Estreia-se, enfim, "São Jorge", seis meses depois de Nuno Lopes ter conquistado um prémio no Festival de Veneza (Melhor Ator, na secção Orizzonti onde o filme passou). Estreia-se, finalmente, o grande filme português que fala da crise, dos pobres, dos esbofeteados pela vida, o filme que foi capaz de ir aos bairros sociais onde eles vivem, ver os lugares onde moram, olhar-lhes os rostos, entender-lhes as vozes, atrever-se a ouvi-los. E que conseguiu que grandes atores profissionais fossem capazes de se mimetizar na desesperança, na exaustão, na luta pela sobrevivência, lá onde vacilam os códigos morais que inventámos em tempo de paz, mas que não servem quando a guerra do desemprego, do desamparo, se instala — e nos sonega um pai e nos ameaça um filho. "São Jorge" é a história de um operário que pratica boxe e a quem o desemprego empurra para uma atividade à beira da marginalidade: cobrar dívidas numa época em que toda a gente fica a dever qualquer coisa a toda a gente e o país deve imenso a uns tipos quaisquer. E a história de um Jorge que já nem dinheiro tem para um casinhoto, a mulher foi-se embora, agora ameaça saltar fora do país e levar o miúdo com ela, mas que tenta, não desiste, um tipo bom debaixo de um corpo quase bicho. Grande interpretação de Nuno Lopes (o melhor de quantos atores por aí andam, bom em todos os tabuleiros do teatro clássico a 'bonecos' de comédia) ao lado da brasileira Mariana Nunes que saltou do Rio de Janeiro para o bairro social Jamaica, na margem sul – e parece peixe na água.

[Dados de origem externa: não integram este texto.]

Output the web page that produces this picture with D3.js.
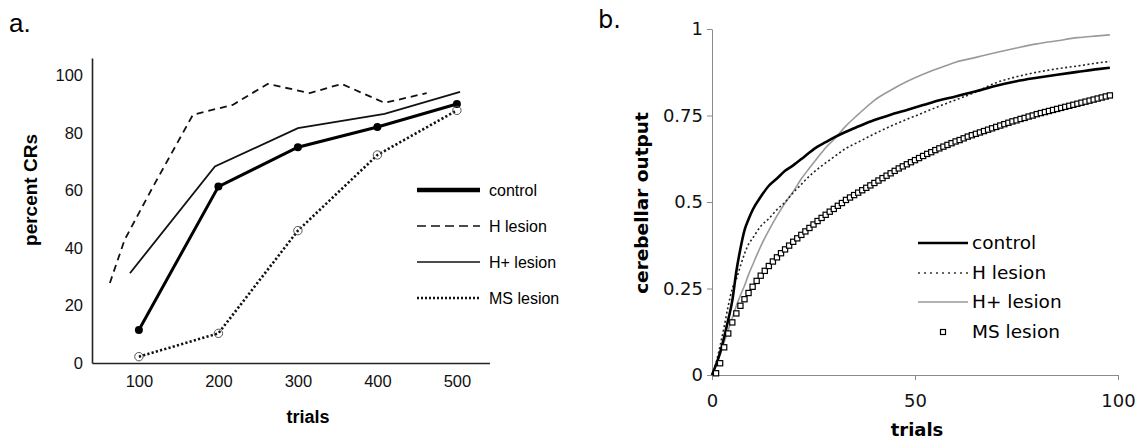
<!DOCTYPE html>
<html><head><meta charset="utf-8">
<script src="https://cdn.jsdelivr.net/npm/d3@7"></script>
<style>body{margin:0;background:#fff}</style>
</head><body><svg id="c" width="1136" height="440" xmlns="http://www.w3.org/2000/svg"></svg>
<script>
// ---------- Panel a data ----------
const aTickValuesX = [100, 200, 300, 400, 500];
const aTickValuesY = [0, 20, 40, 60, 80, 100];
const aTrials = [100, 200, 300, 400, 500];
const aControl = [11.5, 61.3, 75, 82, 90];
const aMS = [2.2, 10.3, 46, 72.3, 87.8];
const aHTrials = [63.5, 82, 117.6, 168, 218, 262, 315, 355, 409, 462];
const aHLesion = [27.8, 42.8, 61.2, 86.3, 89.7, 97, 93.8, 97, 90.4, 93.8];
const aHpTrials = [88.7, 195.6, 300, 409, 504];
const aHPlus = [31.2, 68.3, 81.6, 86.6, 94.2];
const aLegend = ["control", "H lesion", "H+ lesion", "MS lesion"];

// ---------- Panel b data ----------
const bTickValuesX = [0, 50, 100];
const bTickValuesY = [0, 0.25, 0.5, 0.75, 1];
const bTrials = [0,1,2,3,4,5,6,7,8,9,10,12,14,16,18,20,22,24,26,28,30,33,36,40,44,48,52,56,60,65,70,75,80,85,90,95,98];
const bControl = [0,0.03,0.065,0.11,0.16,0.215,0.3,0.365,0.418,0.45,0.477,0.515,0.547,0.568,0.59,0.606,0.624,0.643,0.66,0.673,0.686,0.703,0.718,0.737,0.752,0.766,0.78,0.794,0.805,0.82,0.836,0.849,0.859,0.868,0.876,0.884,0.888];
const bHLesion = [0,0.035,0.085,0.14,0.2,0.25,0.277,0.315,0.35,0.378,0.395,0.43,0.452,0.478,0.5,0.527,0.551,0.575,0.595,0.613,0.63,0.655,0.673,0.697,0.719,0.739,0.758,0.777,0.795,0.818,0.845,0.862,0.875,0.885,0.893,0.902,0.906];
const bHPlus = [0,0.03,0.06,0.095,0.13,0.165,0.2,0.23,0.258,0.29,0.318,0.372,0.418,0.46,0.497,0.53,0.567,0.598,0.628,0.657,0.68,0.72,0.753,0.794,0.823,0.848,0.869,0.887,0.904,0.918,0.932,0.945,0.957,0.966,0.975,0.98,0.983];
const bMS = [0.005,0.034,0.08,0.12,0.152,0.178,0.2,0.219,0.237,0.255,
  0.272,0.287,0.301,0.315,0.328,0.34,0.352,0.363,0.374,0.385,
  0.395,0.405,0.415,0.425,0.435,0.445,0.454,0.463,0.472,0.48,
  0.489,0.497,0.506,0.513,0.52,0.527,0.534,0.541,0.548,0.555,
  0.562,0.569,0.576,0.583,0.59,0.597,0.603,0.609,0.615,0.621,
  0.627,0.633,0.639,0.644,0.65,0.655,0.66,0.665,0.67,0.675,
  0.679,0.684,0.689,0.693,0.697,0.701,0.705,0.709,0.713,0.717,
  0.721,0.725,0.729,0.733,0.736,0.74,0.743,0.747,0.75,0.754,
  0.757,0.76,0.763,0.766,0.769,0.772,0.775,0.778,0.781,0.784,
  0.787,0.79,0.793,0.796,0.799,0.802,0.805,0.808];
const bLegend = ["control", "H lesion", "H+ lesion", "MS lesion"];

const svg = d3.select("#c");

// ================= Panel a =================
const fa = "'Liberation Sans', Arial, sans-serif";
const xa = d3.scaleLinear().domain([41, 541]).range([92, 489.5]);
const ya = d3.scaleLinear().domain([0, 106]).range([363, 58]);
const ga = svg.append("g");

ga.append("text").attr("x", 9).attr("y", 32).attr("font-family", fa).attr("font-size", 26).text("a.");

const axA = ga.append("g").attr("transform", "translate(0,363)")
  .call(d3.axisBottom(xa).tickValues(aTickValuesX).tickSize(0).tickPadding(12).tickSizeOuter(0));
const ayA = ga.append("g").attr("transform", "translate(92,0)")
  .call(d3.axisLeft(ya).tickValues(aTickValuesY).tickSize(0).tickPadding(9).tickSizeOuter(0));
[axA, ayA].forEach(a => {
  a.select(".domain").attr("stroke", "#222").attr("stroke-width", 1.6);
  a.selectAll("text").attr("font-family", fa).attr("font-size", 16.5).attr("fill", "#111");
});

ga.append("text").attr("transform", "translate(37,190) rotate(-90)")
  .attr("text-anchor", "middle").attr("font-family", fa).attr("font-weight", "bold")
  .attr("font-size", 19).text("percent CRs");
ga.append("text").attr("x", 308).attr("y", 423).attr("text-anchor", "middle")
  .attr("font-family", fa).attr("font-weight", "bold").attr("font-size", 18).text("trials");

const lineA = d3.line().x(d => xa(d[0])).y(d => ya(d[1]));
const styleA = [
  {w: 3, dash: null, c: "#000"},
  {w: 1.8, dash: "7,5", c: "#111"},
  {w: 1.8, dash: null, c: "#111"},
  {w: 2.6, dash: "2.2,2.2", c: "#111"}
];
ga.append("path").datum(d3.zip(aHTrials, aHLesion)).attr("d", lineA).attr("fill", "none")
  .attr("stroke", styleA[1].c).attr("stroke-width", styleA[1].w).attr("stroke-dasharray", styleA[1].dash);
ga.append("path").datum(d3.zip(aHpTrials, aHPlus)).attr("d", lineA).attr("fill", "none")
  .attr("stroke", styleA[2].c).attr("stroke-width", styleA[2].w);
ga.append("path").datum(d3.zip(aTrials, aMS)).attr("d", lineA).attr("fill", "none")
  .attr("stroke", styleA[3].c).attr("stroke-width", styleA[3].w).attr("stroke-dasharray", styleA[3].dash);
ga.append("path").datum(d3.zip(aTrials, aControl)).attr("d", lineA).attr("fill", "none")
  .attr("stroke", styleA[0].c).attr("stroke-width", styleA[0].w);
ga.selectAll(".cdot").data(d3.zip(aTrials, aControl)).join("circle")
  .attr("cx", d => xa(d[0])).attr("cy", d => ya(d[1])).attr("r", 4).attr("fill", "#000");
ga.selectAll(".mdot").data(d3.zip(aTrials, aMS)).join("circle")
  .attr("cx", d => xa(d[0])).attr("cy", d => ya(d[1])).attr("r", 4.2)
  .attr("fill", "none").attr("stroke", "#555").attr("stroke-width", 1);

const legA = ga.append("g");
aLegend.forEach((name, i) => {
  const y = 190 + i * 36;
  const s = styleA[i];
  legA.append("line").attr("x1", 417).attr("x2", 480).attr("y1", y).attr("y2", y)
    .attr("stroke", s.c).attr("stroke-width", i === 0 ? 4.5 : (i === 3 ? 2.4 : 1.6))
    .attr("stroke-dasharray", i === 1 ? "9,5" : (i === 3 ? "2,2" : null));
  legA.append("text").attr("x", 489).attr("y", y).attr("dy", "0.35em")
    .attr("font-family", fa).attr("font-size", 16).text(name);
});

// ================= Panel b =================
const fb = "'DejaVu Sans', Verdana, sans-serif";
const xb = d3.scaleLinear().domain([0, 100]).range([712, 1118]);
const yb = d3.scaleLinear().domain([0, 1]).range([375, 29]);
const gb = svg.append("g");

gb.append("text").attr("x", 598).attr("y", 28).attr("font-family", fb).attr("font-size", 24).text("b.");

const axB = gb.append("g").attr("transform", "translate(0,375)")
  .call(d3.axisBottom(xb).tickValues(bTickValuesX).tickSize(5).tickPadding(14).tickSizeOuter(0));
const ayB = gb.append("g").attr("transform", "translate(712,0)")
  .call(d3.axisLeft(yb).tickValues(bTickValuesY).tickFormat(d => String(d)).tickSize(5).tickPadding(4).tickSizeOuter(0));
[axB, ayB].forEach(a => {
  a.select(".domain").attr("stroke", "#8a8a8a").attr("stroke-width", 1);
  a.selectAll(".tick line").attr("stroke", "#8a8a8a");
  a.selectAll("text").attr("font-family", fb).attr("font-size", 18).attr("fill", "#111");
});

gb.append("text").attr("transform", "translate(648,203) rotate(-90)")
  .attr("text-anchor", "middle").attr("font-family", fb).attr("font-weight", "bold")
  .attr("font-size", 18.5).text("cerebellar output");
gb.append("text").attr("x", 917).attr("y", 436).attr("text-anchor", "middle")
  .attr("font-family", fb).attr("font-weight", "bold").attr("font-size", 18).text("trials");

const lineB = d3.line().x(d => xb(d[0])).y(d => yb(d[1])).curve(d3.curveMonotoneX);
gb.append("path").datum(d3.zip(bTrials, bHPlus)).attr("d", lineB).attr("fill", "none")
  .attr("stroke", "#9a9a9a").attr("stroke-width", 1.6);
gb.append("path").datum(d3.zip(bTrials, bHLesion)).attr("d", lineB).attr("fill", "none")
  .attr("stroke", "#222").attr("stroke-width", 1.6).attr("stroke-dasharray", "2,2.5");
gb.append("path").datum(d3.zip(bTrials, bControl)).attr("d", lineB).attr("fill", "none")
  .attr("stroke", "#000").attr("stroke-width", 2.6);
const sq = 5.2;
gb.selectAll(".sq").data(bMS.map((v, i) => [i + 1, v])).join("rect")
  .attr("x", d => xb(d[0]) - sq / 2).attr("y", d => yb(d[1]) - sq / 2)
  .attr("width", sq).attr("height", sq)
  .attr("fill", "#fff").attr("stroke", "#000").attr("stroke-width", 1.2);

const legB = gb.append("g");
const legBy = [243, 273, 302, 332];
bLegend.forEach((name, i) => {
  const y = legBy[i];
  if (i === 0) legB.append("line").attr("x1", 918).attr("x2", 968).attr("y1", y).attr("y2", y).attr("stroke", "#000").attr("stroke-width", 2.6);
  if (i === 1) legB.append("line").attr("x1", 918).attr("x2", 968).attr("y1", y).attr("y2", y).attr("stroke", "#333").attr("stroke-width", 1.3).attr("stroke-dasharray", "2,4");
  if (i === 2) legB.append("line").attr("x1", 918).attr("x2", 968).attr("y1", y).attr("y2", y).attr("stroke", "#9a9a9a").attr("stroke-width", 1.6);
  if (i === 3) legB.append("rect").attr("x", 943 - 2.5).attr("y", y - 2.5).attr("width", 5).attr("height", 5).attr("fill", "#fff").attr("stroke", "#000").attr("stroke-width", 1.2);
  legB.append("text").attr("x", 972).attr("y", y).attr("dy", "0.35em")
    .attr("font-family", fb).attr("font-size", 18.5).text(name);
});
</script>
</body></html>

Jorge Leitão Ramos, Expresso 


O tour deforce que se vai revelando em São Jorge começa a organizar-se com a delicada negociação, logo nas primeiras imagens, entre o inferno privado de um boxeur (Nuno Lopes) cobrador de dívidas e um país endividado. Jorge, essa personagem — e Nuno Lopes, o actor -, é um vulto que começa por pairar sobre a ficção e a realidade. Depois é ele que vai permitindo a aproximação de uma a outra — e nesse percurso é obrigado a abandonar a posição de voyeur, sombra na cidade, para agir. Quando damos por isso, já se contagiaram — e Jorge, o boxeur, ultrapassou fronteiras para proteger o seu mundo (depois de Alice, há uma década, o actor interpreta de novo para Marco Martins um pai habitado por uma violenta inocência). É essa uma das singularidades deste belíssimo — e delicado, de novo — filme: a forma como responde à interpelação da realidade. "Produto" da crise, peça de um cinema que veio da troika, como se vê nas legendas iniciais que são a sua certidão de nascimento, partilhou realidade com As Mil e uma Noites (2015) de Miguel Gomes (começou inclusive a ser pensado durante um projecto teatral de Marco Martins e Nuno Lopes com os trabalhadores desempregados dos Estaleiros Navais de Viana do Castelo que, se se recordam, tinham papel decisivo na trilogia de Gomes). E no entanto, escolhe responder de forma diferente a essa interpelação. O pressuposto documental — começou a ser desenvilvido Há cinco anos com pesquisa em bairros “problemáticos” e trabalho com não-profissionais, cuja escolha foi exaustiva para lhes dar espaço e às suas histórias – podia ser traído por um argumento que se foi aproximando do film noir, coisa nocturna e onírica. Em tempos das "ficções do real" , sobre a ficção pode pairar uma desconfiança (a trilogia As Mil e uma Noites "diria" se calhar: "se a realidade é tão brutal e tão incrível, para quê ficcioná-la?"). Mas São Jorge não só não desiste dela, da ficção, como a nobilita, contendo a verdade das histórias dentro dela. É-nos assim entregue um filme de género, transgénero mesmo, atravessado pelo noir e pelo melodrama, como se Portugal nos anos da troika tivesse sido um convulsa, violenta máquina de histórias (e nem precisávamos de legendas iniciais), um studio system a céu aberto — como as histórias com que a América saiu magoada da II Guerra, como os paroxísticos filmes de Robert Rossen, Jules Dassin ou Henry Hathaway.